We also hope, this time around, that more inclusive planning is conducted ahead of the fact at the highest tiers of oversight, so that when troops and their families are moved from one continent to another, there will be sufficient infrastructure in place to accommodate them, wherever they are restationed. With the financial pressures weighing on military families these days, these patrons need — and are making use of — their benefits, now more than ever. And that's not just resale facilities. Housing, schools, child-care facilities, fitness and recreation centers and family programs all come into play when troops and dependents shift en masse.
We've wrestled with such issues before, in Korea, Guam, and even Stateside, with Base Realignment and Closure (BRAC) and past force restationing initiatives. Whether it's overcrowded facilities, lack of infrastructure or even unexpected environmental impact statements, hopefully plenty of lessons have been learned in the last decade. Two BCTs is an awful lot of troops to begin with, but although at their core these units comprise active-duty servicemembers, they can typically be accompanied by as many as 25,000 dependents. They'll need somewhere to live, shop, recreate, send their children to school and/or day care, as they deal with the relocations that are a regular part of military life. Their burden is a heavy one, and they deserve to be considered in the planning equation.
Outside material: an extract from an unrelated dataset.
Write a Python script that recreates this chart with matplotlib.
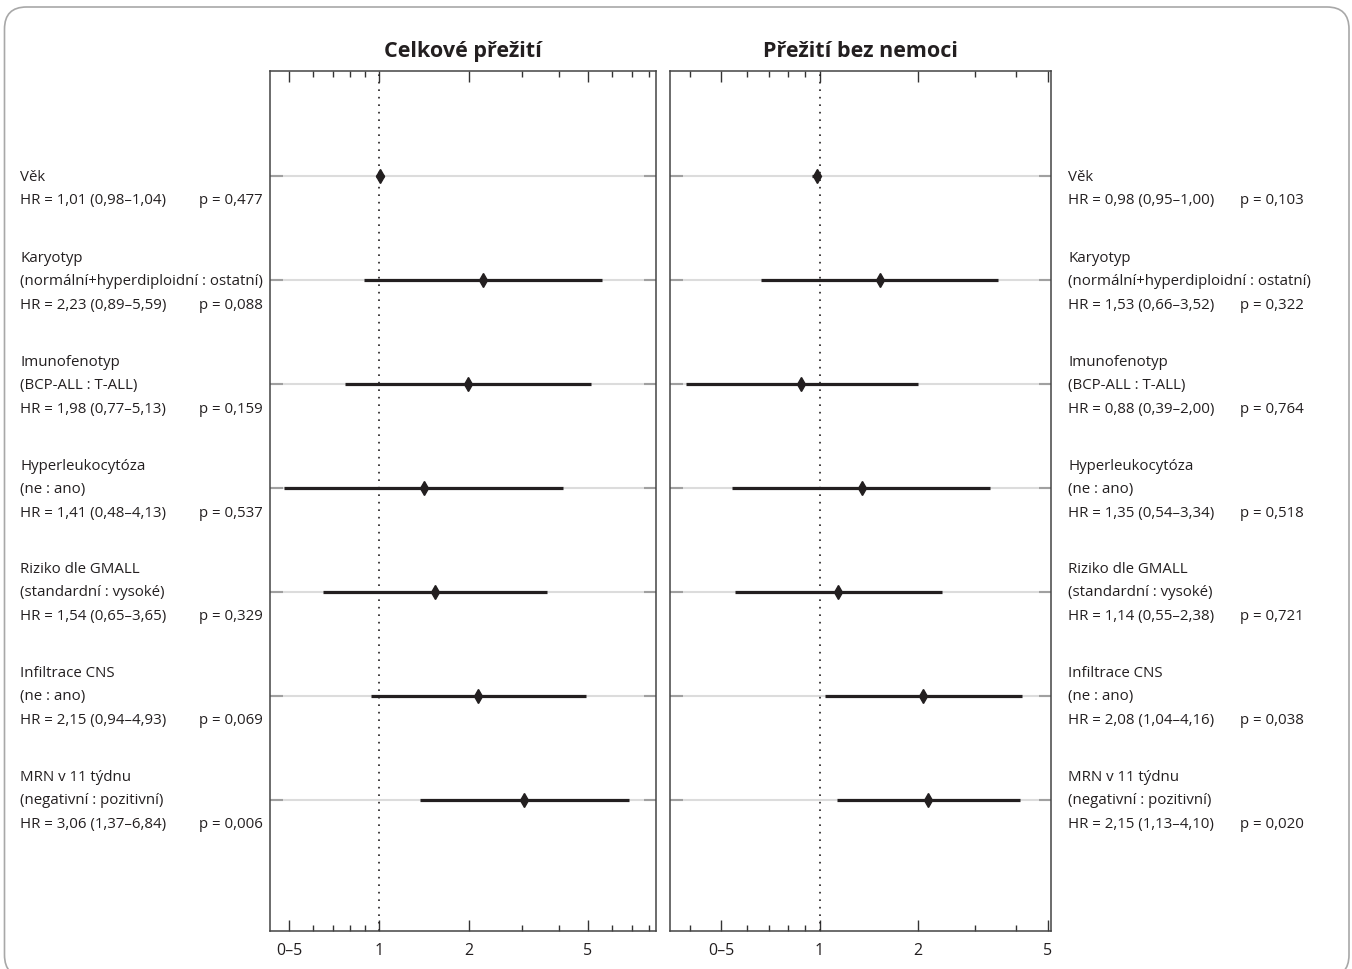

Welcome Back, Admiral Bianchi ...
To many of those in the resale marketplace, and no doubt at the Navy Exchange Service Command (NEXCOM), it seems like only yesterday that Rear Adm. Robert J. Bianchi, SC, USN, was at the Navy Exchange helm. His passion for the NEXCOM mission was clear to all who met or worked with him when he wore the uniform. Once the resale benefit bug has bitten, its effects can endure, and in Bianchi's case its potency can mean nothing but fair winds and following seas for NEXCOM, for Sailors, and for the entire Navy family.
We bade Bianchi “Bravo Zulu” for a job exceptionally well done when he was reassigned from NEXCOM to become the assistant deputy chief of staff for Fleet Readiness and Fleet Supply Officer, and now we're especially glad to hear the bos'n pipe “the Admiral” aboard once again. No doubt there's a little catching up to do; resale can move very quickly in a couple of years, but Bianchi returns to a crew of many familiar faces, who possess an enormous depth and breadth of expertise.
While he was in Norfolk, Bianchi's successors and their Navy Exchange team upheld the NEXCOM ethos of delivering a superior benefit to patrons, refining business systems, streamlining the organization, and making Navy Exchange stores and services the destination of choice for all eligible patrons lucky enough to be near a Navy base.
There's little chance the Admiral had much opportunity to catch his breath the last two years, with so much responsibility for Fleet Readiness and Fleet Supply. And it's not likely to get any less busy for Admiral Bianchi following his retirement from the Navy — welcome back to the all-systems-go, non-stop world of NEXCOM!